Kine Weekly wrote: "The picture opens with Robin and Bill proving that they can faithfully duplicate anything from rubies to radium, but instead of making something of the epoch-making achievement, it plunges into fabulous romantic pulp fiction. Barbara Payton displays limited acting ability as Lena and Helen, and Stephen Murray looks worried, and no wonder, as Bill, but John Van Eyssen and James Hayter are reasonably rational in the ticklish roles of Robin and Harvey. The scientific trappings are elaborate and the explosive climax is a corker, but high-powered presentation fails adequately to atone for its bizarre mumbo-jumbo."
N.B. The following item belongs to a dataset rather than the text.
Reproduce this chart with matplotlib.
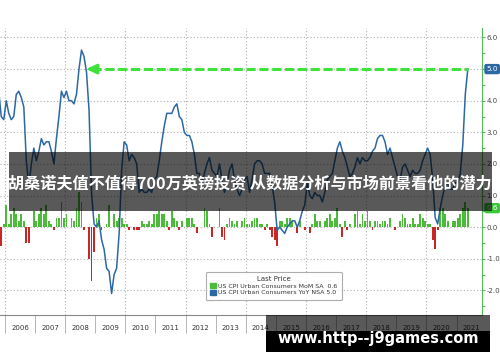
import numpy as np
import matplotlib.pyplot as plt
from matplotlib.patches import Rectangle, Patch

# monthly data, Oct 2005 .. May 2021
start_year, start_month = 2005, 10

yoy = [4.3, 3.5, 3.4,
       4.0, 3.6, 3.4, 3.5, 4.2, 4.3, 4.1, 3.8, 2.1, 1.3, 2.0, 2.5,
       2.1, 2.4, 2.8, 2.6, 2.7, 2.7, 2.4, 2.0, 2.8, 3.5, 4.3, 4.1,
       4.3, 4.0, 4.0, 3.9, 4.2, 5.0, 5.6, 5.4, 4.9, 3.7, 1.1, 0.1,
       0.0, 0.2, -0.4, -0.7, -1.3, -1.4, -2.1, -1.5, -1.3, -0.2, 1.8, 2.7,
       2.6, 2.1, 2.3, 2.2, 2.0, 1.1, 1.2, 1.1, 1.1, 1.2, 1.1, 1.5,
       1.6, 2.1, 2.7, 3.2, 3.6, 3.6, 3.6, 3.8, 3.9, 3.5, 3.4, 3.0,
       2.9, 2.9, 2.7, 2.3, 1.7, 1.7, 1.4, 1.7, 2.0, 2.2, 1.8, 1.7,
       1.6, 2.0, 1.5, 1.1, 1.4, 1.8, 2.0, 1.5, 1.2, 1.0, 1.2, 1.5,
       1.6, 1.1, 1.5, 2.0, 2.1, 2.1, 2.0, 1.7, 1.7, 1.7, 1.3, 0.8,
       -0.1, 0.0, -0.1, -0.2, 0.0, 0.1, 0.2, 0.2, 0.0, 0.2, 0.5, 0.7,
       1.4, 1.0, 0.9, 1.1, 1.0, 1.0, 0.8, 1.1, 1.5, 1.6, 1.7, 2.1,
       2.5, 2.7, 2.4, 2.2, 1.9, 1.6, 1.7, 1.9, 2.2, 2.0, 2.2, 2.1,
       2.1, 2.2, 2.4, 2.5, 2.8, 2.9, 2.9, 2.7, 2.3, 2.5, 2.2, 1.9,
       1.6, 1.5, 1.9, 2.0, 1.8, 1.6, 1.8, 1.7, 1.7, 1.8, 2.1, 2.3,
       2.5, 2.3, 1.5, 0.3, 0.1, 0.6, 1.0, 1.3, 1.4, 1.2, 1.2, 1.4,
       1.4, 1.7, 2.6, 4.2, 5.0]

mom = [0.2, -0.6, 0.1,
       0.7, 0.1, 0.4, 0.6, 0.4, 0.2, 0.4, 0.2, -0.5, -0.5, 0.0, 0.5,
       0.2, 0.4, 0.6, 0.4, 0.7, 0.2, 0.1, -0.1, 0.3, 0.3, 0.8, 0.3,
       0.4, 0.0, 0.3, 0.2, 0.6, 1.1, 0.8, -0.1, 0.0, -1.0, -1.7, -0.8,
       0.3, 0.4, -0.1, 0.0, 0.1, 0.7, 0.0, 0.4, 0.2, 0.3, 0.3, 0.1,
       0.1, -0.1, 0.0, -0.1, -0.1, -0.1, 0.2, 0.1, 0.1, 0.2, 0.1, 0.4,
       0.4, 0.5, 0.4, 0.4, 0.2, -0.1, 0.5, 0.3, 0.2, -0.1, 0.2, 0.0,
       0.3, 0.3, 0.3, 0.1, -0.2, 0.0, 0.0, 0.6, 0.5, 0.1, -0.3, 0.0,
       0.0, 0.6, -0.3, -0.4, 0.1, 0.3, 0.2, 0.1, 0.2, 0.0, 0.2, 0.3,
       0.1, 0.1, 0.2, 0.3, 0.3, 0.1, 0.1, -0.1, 0.1, -0.1, -0.3, -0.4,
       -0.6, 0.2, 0.2, 0.1, 0.3, 0.3, 0.2, 0.0, -0.2, 0.2, 0.0, -0.1,
       0.0, -0.2, 0.1, 0.4, 0.2, 0.2, 0.0, 0.2, 0.3, 0.4, 0.2, 0.3,
       0.6, 0.1, -0.3, 0.2, -0.1, 0.1, 0.0, 0.4, 0.5, 0.1, 0.4, 0.2,
       0.5, 0.2, -0.1, 0.2, 0.2, 0.1, 0.2, 0.2, 0.1, 0.3, 0.0, -0.1,
       0.0, 0.2, 0.4, 0.3, 0.1, 0.1, 0.3, 0.1, 0.1, 0.4, 0.3, 0.2,
       0.1, 0.1, -0.4, -0.7, -0.1, 0.6, 0.6, 0.4, 0.2, 0.0, 0.2, 0.2,
       0.3, 0.4, 0.6, 0.8, 0.6]

years = list(range(2006, 2022))
yticks = [-2, -1, 0, 1, 2, 3, 4, 5, 6]

mom_name = 'US CPI Urban Consumers MoM SA'
yoy_name = 'US CPI Urban Consumers YoY NSA'
title = '胡桑诺夫值不值得700万英镑投资 从数据分析与市场前景看他的潜力'
watermark = 'www.http--j9games.com'

GREEN = '#4cbb3a'
RED = '#c92626'
BLUE = '#2c68a3'
ARROW = '#3fe23a'
AXGREEN = '#55b955'

yoy = np.array(yoy)
mom = np.array(mom)
dates = start_year + (start_month - 1 + np.arange(len(yoy)) + 0.5) / 12

fig = plt.figure(figsize=(5, 3.62), dpi=100)
ax = fig.add_axes([0, 47 / 362, 482 / 500, 287 / 362])

ax.bar(dates, mom, width=0.06, color=np.where(mom >= 0, GREEN, RED), zorder=2)
ax.plot(dates, yoy, color=BLUE, lw=1.1, zorder=3)

# arrow from the latest reading back to where it was last this high
last = yoy[-1]
i = np.where(yoy[:-12] >= last)[0][-1]
cross = dates[i] + (yoy[i] - last) / (yoy[i] - yoy[i + 1]) * (dates[i + 1] - dates[i])
ax.plot([cross + 0.2, dates[-1]], [last, last], color=ARROW, lw=2.2,
        linestyle=(0, (3, 1.2)), solid_capstyle='butt', zorder=4)
ax.annotate('', xy=(cross, last), xytext=(cross + 0.32, last),
            arrowprops=dict(arrowstyle='-|>,head_length=0.6,head_width=0.28',
                            color=ARROW, lw=2.2, shrinkA=0, shrinkB=0), zorder=4)

ax.set_xlim(2005.834, 2021.847)
ax.set_ylim(-2.78, 6.3)

ax.yaxis.tick_right()
ax.set_yticks(yticks)
ax.set_yticklabels([f'{v:.1f}' for v in yticks])
ax.set_yticks(np.arange(-2.5, 6.5, 0.5), minor=True)
ax.tick_params(axis='y', which='both', colors=AXGREEN, labelcolor='#444444',
               labelsize=5, length=2.5, pad=0.8, width=0.8)
ax.tick_params(axis='y', which='minor', length=1.8)

ax.set_xticks([y + 0.5 for y in years])
ax.set_xticklabels([str(y) for y in years])
ax.set_xticks(years, minor=True)
ax.tick_params(axis='x', which='major', length=0, pad=7, labelsize=5, labelcolor='#333333')
ax.tick_params(axis='x', which='minor', length=13, width=0.6, color='#aaaaaa')

for s in ['left', 'top']:
    ax.spines[s].set_visible(False)
ax.spines['right'].set_color(AXGREEN)
ax.spines['bottom'].set_color('#888888')
ax.spines['bottom'].set_linewidth(0.8)

ax.grid(axis='y', which='major', color='#b0b0b0', linestyle=(0, (1, 2)), lw=0.8)
for y in years[::2]:
    ax.axvline(y, color='#b0b0b0', linestyle=(0, (1, 2)), lw=0.8, zorder=1)

# value tags on the right axis
ax.annotate(f'{yoy[-1]:.1f}', xy=(1, yoy[-1]), xycoords=('axes fraction', 'data'),
            xytext=(3.2, 0), textcoords='offset points', va='center', ha='left',
            fontsize=5.2, color='white', annotation_clip=False,
            bbox=dict(boxstyle='round,pad=0.3', fc=BLUE, ec='none'))
ax.annotate(f'{mom[-1]:.1f}', xy=(1, mom[-1]), xycoords=('axes fraction', 'data'),
            xytext=(3.2, 0), textcoords='offset points', va='center', ha='left',
            fontsize=5.2, color='white', annotation_clip=False,
            bbox=dict(boxstyle='round,pad=0.3', fc='#3cc63c', ec='none'))

handles = [Patch(color=GREEN), Patch(color=BLUE)]
labels = [f'{mom_name}  {mom[-1]:.1f}', f'{yoy_name} {yoy[-1]:.1f}']
leg = ax.legend(handles, labels, title='Last Price', fontsize=4.5, title_fontsize=5,
                loc='lower left', bbox_to_anchor=(0.421, 0.042), frameon=True,
                edgecolor='#999999', fancybox=True, handlelength=0.9, handleheight=0.9,
                handletextpad=0.3, borderpad=0.7, labelspacing=0.15)
leg.get_frame().set_linewidth(0.8)
for t in leg.get_texts():
    t.set_color('#333333')
leg.get_title().set_color('#333333')

# overlays
fig.add_artist(Rectangle((9 / 500, (362 - 211) / 362), 483 / 500, 59 / 362,
                         transform=fig.transFigure, facecolor='black', alpha=0.65,
                         edgecolor='none', zorder=10))
fig.text(0.5, (362 - 183.5) / 362, title, ha='center', va='center', color='white',
         fontsize=11.6, fontweight='bold', family=['Noto Sans CJK SC', 'DejaVu Sans'],
         zorder=11)

fig.add_artist(Rectangle((266 / 500, 10 / 362), 224 / 500, 37 / 362,
                         transform=fig.transFigure, facecolor='black', alpha=0.65,
                         edgecolor='none', zorder=10))
fig.add_artist(Rectangle((266 / 500, 10 / 362), 224 / 500, 21 / 362,
                         transform=fig.transFigure, facecolor='black',
                         edgecolor='none', zorder=10))
fig.text(378 / 500, (362 - 338) / 362, watermark, ha='center', va='center',
         color='white', fontsize=10.5, fontweight='bold', zorder=11)

fig.savefig('out.png', dpi=100)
Variety wrote: "A possible exploitation film, this slow-moving British conception of a horrorific yarn has the added handicap of having no big draw names recognizable by prospective patrons in this country. Even the attempt to excuse the basic idea (reproducing animals and humans) by sugarcoating with some scientific hocus-pocus is not saved by a somewhat stirring climax. Too many tedious passages and dearth of humor bog it down."

The Radio Times Guide to Films gave the film 2/5 stars, writing: "One of the earliest Hammer movies made prior to their international breakthrough with The Quatermass Xperiment and The Curse of Frankenstein, this slow-moving tale is directed by Terence Fisher with little flair."

In British Sound Films: The Studio Years 1928–1959 David Quinlan rated the film as "mediocre", writing: "Early Hammer excursion into horror field: laboratory scenes good, rest ludicrous."

Leslie Halliwell said: "A very early entry in this field; not too well done, but faithful to its silly theme."